_What the task asks_.
Beginning with the line that contains "What TikZ code", retype the entries below exactly, ending with the line that contains "(tq) at (513,44)". Leave out any pictures.
● ● ●
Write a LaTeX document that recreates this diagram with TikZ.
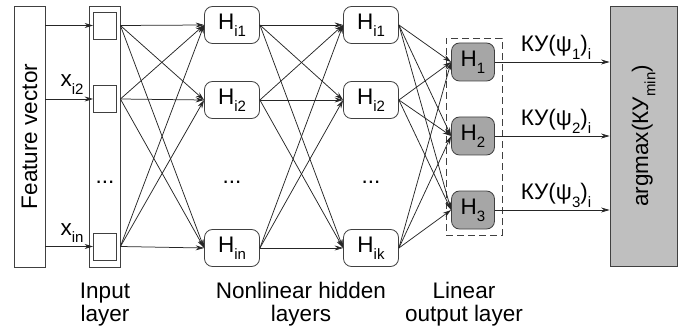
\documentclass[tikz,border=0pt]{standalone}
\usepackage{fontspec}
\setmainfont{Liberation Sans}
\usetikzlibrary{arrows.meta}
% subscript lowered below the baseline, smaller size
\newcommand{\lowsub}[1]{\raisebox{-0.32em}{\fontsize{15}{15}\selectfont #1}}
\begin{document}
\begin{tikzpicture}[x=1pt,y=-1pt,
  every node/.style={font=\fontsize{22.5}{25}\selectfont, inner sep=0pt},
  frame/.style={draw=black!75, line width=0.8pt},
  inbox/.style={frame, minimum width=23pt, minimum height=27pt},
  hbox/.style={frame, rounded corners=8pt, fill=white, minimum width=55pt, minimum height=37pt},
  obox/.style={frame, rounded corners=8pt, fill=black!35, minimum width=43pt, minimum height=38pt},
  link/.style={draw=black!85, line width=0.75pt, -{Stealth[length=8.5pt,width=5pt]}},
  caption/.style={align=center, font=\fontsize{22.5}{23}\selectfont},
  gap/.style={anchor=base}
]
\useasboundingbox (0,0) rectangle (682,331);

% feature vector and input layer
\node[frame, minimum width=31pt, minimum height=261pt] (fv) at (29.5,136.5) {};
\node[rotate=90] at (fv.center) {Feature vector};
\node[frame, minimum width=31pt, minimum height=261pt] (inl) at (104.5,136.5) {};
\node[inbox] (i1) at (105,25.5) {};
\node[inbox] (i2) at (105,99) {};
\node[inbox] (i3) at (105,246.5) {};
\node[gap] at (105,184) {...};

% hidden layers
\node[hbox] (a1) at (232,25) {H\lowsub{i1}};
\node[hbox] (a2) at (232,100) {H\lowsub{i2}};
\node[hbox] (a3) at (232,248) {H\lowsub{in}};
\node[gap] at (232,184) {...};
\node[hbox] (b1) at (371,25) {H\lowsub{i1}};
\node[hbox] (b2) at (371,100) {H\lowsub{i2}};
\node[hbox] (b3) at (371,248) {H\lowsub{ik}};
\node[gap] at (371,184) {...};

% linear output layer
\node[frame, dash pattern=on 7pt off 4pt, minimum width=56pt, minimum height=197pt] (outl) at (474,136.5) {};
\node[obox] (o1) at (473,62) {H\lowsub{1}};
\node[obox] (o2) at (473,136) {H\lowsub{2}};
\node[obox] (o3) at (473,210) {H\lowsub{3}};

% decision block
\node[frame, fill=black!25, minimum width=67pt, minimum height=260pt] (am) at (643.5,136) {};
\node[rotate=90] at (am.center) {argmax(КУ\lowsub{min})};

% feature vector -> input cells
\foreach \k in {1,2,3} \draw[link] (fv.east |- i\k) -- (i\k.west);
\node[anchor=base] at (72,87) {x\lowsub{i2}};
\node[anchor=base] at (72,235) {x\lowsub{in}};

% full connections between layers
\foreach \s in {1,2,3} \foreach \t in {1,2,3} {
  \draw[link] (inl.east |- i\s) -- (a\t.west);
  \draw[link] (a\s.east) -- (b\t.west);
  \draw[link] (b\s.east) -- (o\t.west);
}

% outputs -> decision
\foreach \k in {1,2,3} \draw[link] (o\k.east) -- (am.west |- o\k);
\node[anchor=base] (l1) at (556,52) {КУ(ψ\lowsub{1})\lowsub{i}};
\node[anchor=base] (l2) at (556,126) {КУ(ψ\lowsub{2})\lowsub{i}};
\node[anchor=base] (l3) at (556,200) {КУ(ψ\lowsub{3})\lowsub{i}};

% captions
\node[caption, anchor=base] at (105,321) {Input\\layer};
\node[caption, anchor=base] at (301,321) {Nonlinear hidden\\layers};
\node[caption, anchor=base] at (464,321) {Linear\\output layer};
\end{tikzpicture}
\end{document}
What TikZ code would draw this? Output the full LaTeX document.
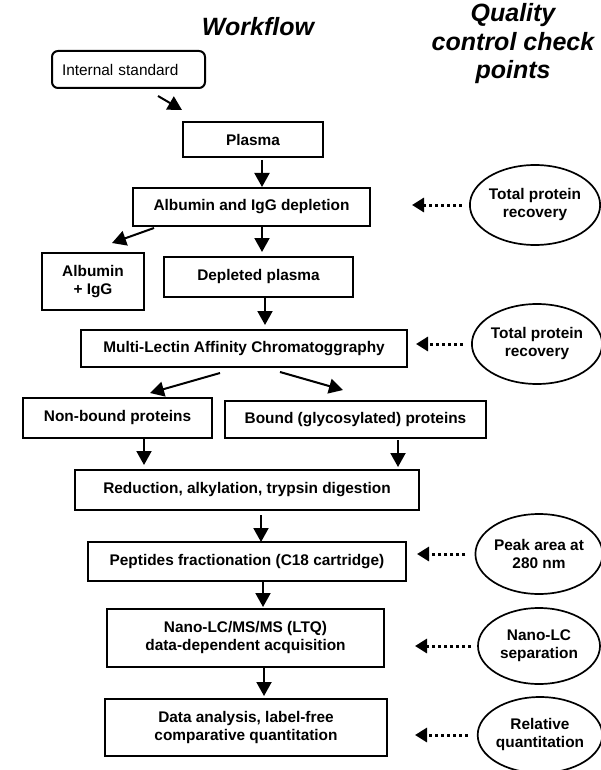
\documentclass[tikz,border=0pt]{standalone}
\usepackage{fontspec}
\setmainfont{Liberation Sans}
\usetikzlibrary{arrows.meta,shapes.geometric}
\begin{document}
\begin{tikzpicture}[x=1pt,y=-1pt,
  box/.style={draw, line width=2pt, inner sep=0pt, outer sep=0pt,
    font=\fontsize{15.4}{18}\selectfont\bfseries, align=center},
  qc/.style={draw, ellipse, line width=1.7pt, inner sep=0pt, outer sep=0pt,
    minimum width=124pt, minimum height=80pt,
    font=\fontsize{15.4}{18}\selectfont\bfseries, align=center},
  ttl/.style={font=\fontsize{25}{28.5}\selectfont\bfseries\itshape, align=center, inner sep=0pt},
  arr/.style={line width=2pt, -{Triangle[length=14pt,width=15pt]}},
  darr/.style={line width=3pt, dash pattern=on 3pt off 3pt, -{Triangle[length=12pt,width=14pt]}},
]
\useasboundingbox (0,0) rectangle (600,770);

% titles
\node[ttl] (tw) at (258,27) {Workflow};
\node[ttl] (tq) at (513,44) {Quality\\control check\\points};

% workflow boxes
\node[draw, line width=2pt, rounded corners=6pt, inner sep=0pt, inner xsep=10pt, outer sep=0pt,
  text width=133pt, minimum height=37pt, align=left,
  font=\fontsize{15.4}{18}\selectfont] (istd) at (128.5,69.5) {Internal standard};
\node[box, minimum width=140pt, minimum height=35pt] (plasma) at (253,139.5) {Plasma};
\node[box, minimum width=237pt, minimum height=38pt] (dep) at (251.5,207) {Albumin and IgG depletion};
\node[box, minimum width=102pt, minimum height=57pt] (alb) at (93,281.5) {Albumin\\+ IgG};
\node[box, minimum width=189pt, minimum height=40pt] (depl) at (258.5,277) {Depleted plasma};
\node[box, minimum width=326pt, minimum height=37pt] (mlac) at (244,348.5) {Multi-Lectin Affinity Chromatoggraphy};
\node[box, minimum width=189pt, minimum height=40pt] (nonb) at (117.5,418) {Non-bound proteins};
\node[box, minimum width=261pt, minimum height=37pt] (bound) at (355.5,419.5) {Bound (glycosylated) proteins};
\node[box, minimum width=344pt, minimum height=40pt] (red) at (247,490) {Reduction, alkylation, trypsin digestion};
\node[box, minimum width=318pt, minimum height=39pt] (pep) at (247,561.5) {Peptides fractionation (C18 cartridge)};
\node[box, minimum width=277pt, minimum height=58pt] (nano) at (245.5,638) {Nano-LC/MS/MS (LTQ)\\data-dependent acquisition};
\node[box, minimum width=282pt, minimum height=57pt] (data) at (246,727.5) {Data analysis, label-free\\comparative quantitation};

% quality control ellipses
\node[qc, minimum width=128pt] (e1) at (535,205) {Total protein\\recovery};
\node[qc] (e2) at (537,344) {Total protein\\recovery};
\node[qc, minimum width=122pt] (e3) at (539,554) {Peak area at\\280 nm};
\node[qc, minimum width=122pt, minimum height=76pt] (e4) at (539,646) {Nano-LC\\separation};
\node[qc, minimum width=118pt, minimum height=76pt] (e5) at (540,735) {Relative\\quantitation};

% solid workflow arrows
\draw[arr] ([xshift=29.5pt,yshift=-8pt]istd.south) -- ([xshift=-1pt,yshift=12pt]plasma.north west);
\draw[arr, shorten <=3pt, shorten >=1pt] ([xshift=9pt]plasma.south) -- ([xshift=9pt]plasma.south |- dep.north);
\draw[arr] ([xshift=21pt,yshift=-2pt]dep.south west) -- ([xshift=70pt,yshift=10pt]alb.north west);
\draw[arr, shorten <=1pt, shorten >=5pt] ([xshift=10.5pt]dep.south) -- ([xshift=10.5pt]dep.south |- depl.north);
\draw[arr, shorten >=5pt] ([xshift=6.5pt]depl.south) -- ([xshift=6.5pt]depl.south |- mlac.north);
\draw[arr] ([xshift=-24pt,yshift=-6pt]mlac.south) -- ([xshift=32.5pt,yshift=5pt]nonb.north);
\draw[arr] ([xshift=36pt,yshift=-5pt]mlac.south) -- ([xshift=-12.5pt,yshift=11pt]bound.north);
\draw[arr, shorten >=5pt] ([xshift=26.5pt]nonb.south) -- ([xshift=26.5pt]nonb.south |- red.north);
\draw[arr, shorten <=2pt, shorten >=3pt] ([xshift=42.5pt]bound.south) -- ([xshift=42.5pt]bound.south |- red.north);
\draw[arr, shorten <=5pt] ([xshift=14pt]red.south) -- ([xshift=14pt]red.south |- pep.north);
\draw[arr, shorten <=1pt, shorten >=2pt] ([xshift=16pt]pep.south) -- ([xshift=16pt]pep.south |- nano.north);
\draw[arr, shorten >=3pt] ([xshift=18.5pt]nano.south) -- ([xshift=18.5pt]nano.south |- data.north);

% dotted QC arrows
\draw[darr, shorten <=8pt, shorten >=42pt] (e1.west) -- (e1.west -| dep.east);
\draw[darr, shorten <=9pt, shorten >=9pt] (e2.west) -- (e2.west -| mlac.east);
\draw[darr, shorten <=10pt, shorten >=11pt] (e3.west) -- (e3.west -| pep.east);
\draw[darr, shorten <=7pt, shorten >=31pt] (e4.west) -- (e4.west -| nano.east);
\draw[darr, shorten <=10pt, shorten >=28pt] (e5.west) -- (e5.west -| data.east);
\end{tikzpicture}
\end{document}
● ● ●
_Result for this task_.
What TikZ code would draw this? Output the full LaTeX document.
\documentclass[tikz,border=0pt]{standalone}
\usepackage{fontspec}
\setmainfont{Liberation Sans}
\usetikzlibrary{arrows.meta,shapes.geometric}
\begin{document}
\begin{tikzpicture}[x=1pt,y=-1pt,
  box/.style={draw, line width=2pt, inner sep=0pt, outer sep=0pt,
    font=\fontsize{15.4}{18}\selectfont\bfseries, align=center},
  qc/.style={draw, ellipse, line width=1.7pt, inner sep=0pt, outer sep=0pt,
    minimum width=124pt, minimum height=80pt,
    font=\fontsize{15.4}{18}\selectfont\bfseries, align=center},
  ttl/.style={font=\fontsize{25}{28.5}\selectfont\bfseries\itshape, align=center, inner sep=0pt},
  arr/.style={line width=2pt, -{Triangle[length=14pt,width=15pt]}},
  darr/.style={line width=3pt, dash pattern=on 3pt off 3pt, -{Triangle[length=12pt,width=14pt]}},
]
\useasboundingbox (0,0) rectangle (600,770);

% titles
\node[ttl] (tw) at (258,27) {Workflow};
\node[ttl] (tq) at (513,44) {Quality\\control check\\points};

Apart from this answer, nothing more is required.